Ding-dong! There was a ring on our apartment's door. Oh, the cleaning lady. Look, she brought a few hangers of fresh laundry. She's my favorite gal here, always a healthy smile. But what? – "Sorry, sorry, sorryyyy", she whispers. –
"Mee'en ey", I ask her, what is it? – "Sorryyyyy…." She holds up a piece of laundry on the top hanger, "Sorryyyy…" – it's a slip of Norah's! Obviously the cleaning lady is shy to hand me all the
laundry with Norah's slip on top. I say "Oh, ad panya, awkhun cheran", no problem and thank you, give her a big grin and smile byebye. She shuffles off, "Sorryyyy, SORRYYyyy…."
As soon as the door is closed, Norah hurries by: "Who was it?" – "The cleaning lady, darling! With our laundry." I never knew that handling a lady's slip is such a drama in Cambodia. How is that in Thailand, Stick? <Much the same, they're generally a bit funny about stuff like that – Stick> Anyway, I for one never give my own slips to the laundry service, I always wash the undies myself, by hand.

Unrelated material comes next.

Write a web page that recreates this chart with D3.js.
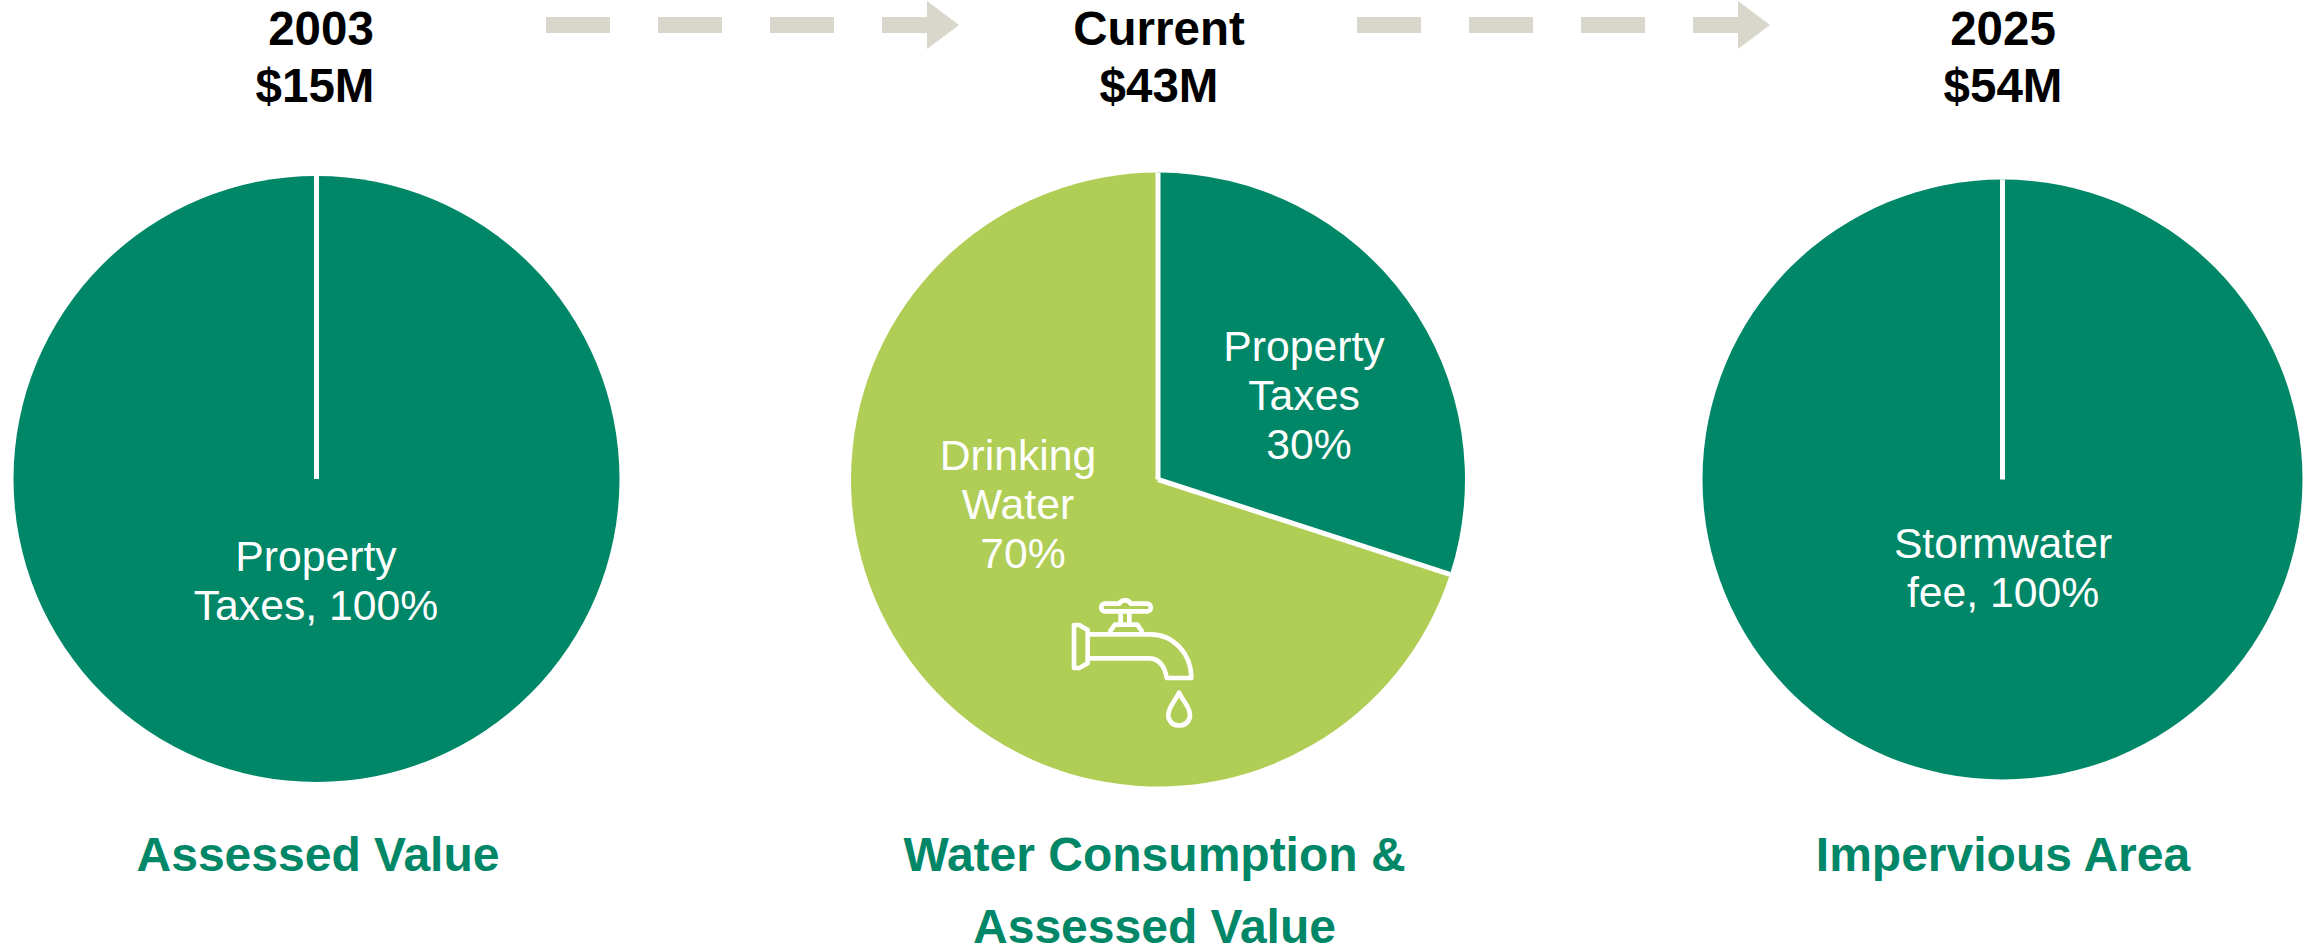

I had assumed Norah did the same, sometimes I see her slips drying on a hook.
"Look what she brought", I say to Norah and hold the shining dark blue lace slip into her face. – Over the course of a nanosecond, Norah's face turns from energetic enterprising Khmer dark to a shocked pale white. "WHATTTT???? There
was my slip in laundry?!?!? I never wanted – SORRYYYYY…" She tears the corpus delicti off the hanger and shoves it into her part of the wardrobe. – "What's the problem, darling? It's just another piece of laundry, no?"
– "NOOOH! I never want to give slip to laundry service, NEVER!!! Sorryyyyy….!!" – I try to give my shaken lady a reassuring grin, but she won't calm down – "Sorry, sorry, SORRYYYYYY…."
This girl is a bit too sensitive for my liking….
The tip for serviced apartments is a very good one. In Bangkok, serviced apartments generally offer FAR better value for money than the better hotels – and are far, far better equipped.